Scan the lines below; pull out those with "code".

◆ ◆ ◆ ◆ ◆ ◆ ◆

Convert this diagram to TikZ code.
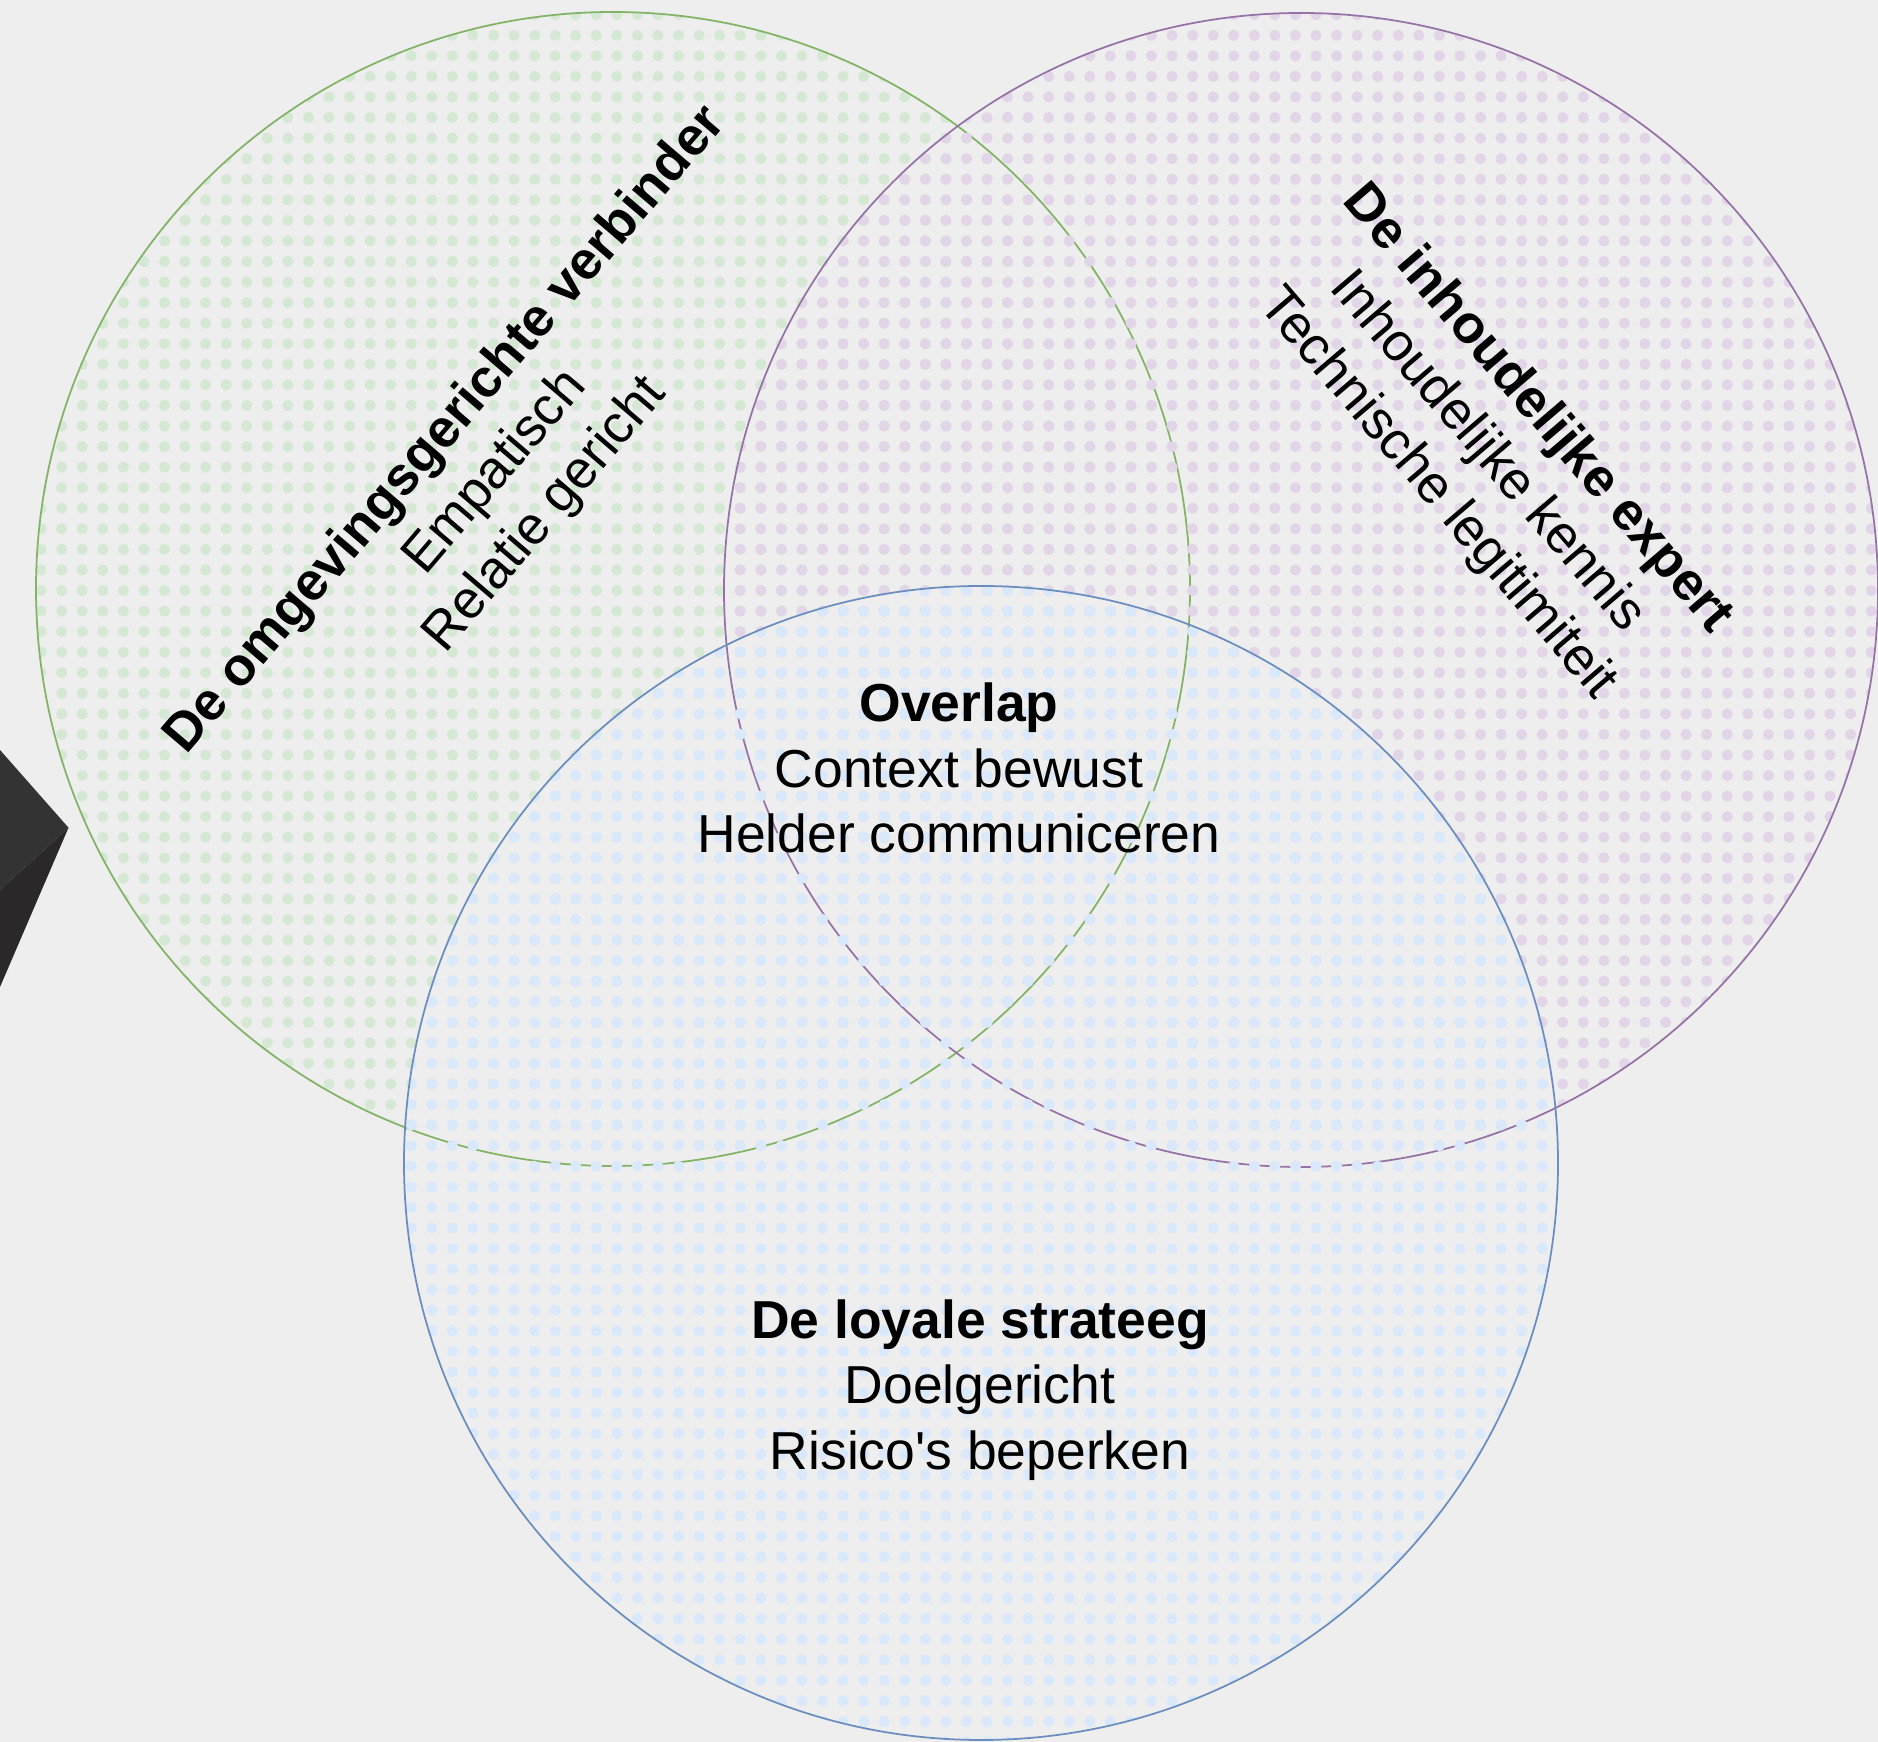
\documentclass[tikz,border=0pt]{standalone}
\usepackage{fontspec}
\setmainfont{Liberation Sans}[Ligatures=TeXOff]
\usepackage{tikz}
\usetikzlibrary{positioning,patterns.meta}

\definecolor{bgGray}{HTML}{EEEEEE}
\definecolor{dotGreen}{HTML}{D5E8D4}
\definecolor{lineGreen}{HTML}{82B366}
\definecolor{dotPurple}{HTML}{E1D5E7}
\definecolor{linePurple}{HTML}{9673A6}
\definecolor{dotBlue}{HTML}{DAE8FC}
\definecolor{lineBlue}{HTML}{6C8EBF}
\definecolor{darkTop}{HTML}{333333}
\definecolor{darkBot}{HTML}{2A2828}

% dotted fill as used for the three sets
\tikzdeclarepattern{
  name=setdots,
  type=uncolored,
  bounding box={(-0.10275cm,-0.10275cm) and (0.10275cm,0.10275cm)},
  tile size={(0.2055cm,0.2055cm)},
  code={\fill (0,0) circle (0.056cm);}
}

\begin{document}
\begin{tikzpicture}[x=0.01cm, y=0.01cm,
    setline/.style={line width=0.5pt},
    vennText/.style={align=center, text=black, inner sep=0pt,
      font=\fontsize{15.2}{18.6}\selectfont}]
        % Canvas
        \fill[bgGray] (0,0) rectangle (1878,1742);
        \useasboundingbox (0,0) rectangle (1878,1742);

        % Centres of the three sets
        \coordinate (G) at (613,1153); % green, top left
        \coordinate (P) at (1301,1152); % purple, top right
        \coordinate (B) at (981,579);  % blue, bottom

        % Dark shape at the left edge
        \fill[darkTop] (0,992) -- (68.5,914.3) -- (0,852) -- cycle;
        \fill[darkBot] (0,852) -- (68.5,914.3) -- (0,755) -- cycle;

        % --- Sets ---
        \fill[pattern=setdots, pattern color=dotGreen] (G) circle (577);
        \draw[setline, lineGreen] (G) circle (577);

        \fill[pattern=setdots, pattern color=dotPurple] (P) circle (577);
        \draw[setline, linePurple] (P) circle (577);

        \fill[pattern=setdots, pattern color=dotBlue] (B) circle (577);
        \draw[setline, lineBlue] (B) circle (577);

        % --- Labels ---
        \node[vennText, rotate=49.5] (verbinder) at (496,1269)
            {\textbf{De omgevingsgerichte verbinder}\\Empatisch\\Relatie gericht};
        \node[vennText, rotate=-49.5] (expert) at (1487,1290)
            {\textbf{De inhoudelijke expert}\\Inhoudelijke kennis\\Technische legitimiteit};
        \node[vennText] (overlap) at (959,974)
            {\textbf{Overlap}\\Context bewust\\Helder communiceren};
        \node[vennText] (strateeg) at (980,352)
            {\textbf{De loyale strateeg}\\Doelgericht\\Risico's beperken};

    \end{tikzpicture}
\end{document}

◆ ◆ ◆ ◆ ◆ ◆ ◆

■ **RESPONSE TO THIS TASK**
Convert this diagram to TikZ code.
  code={\fill (0,0) circle (0.056cm);}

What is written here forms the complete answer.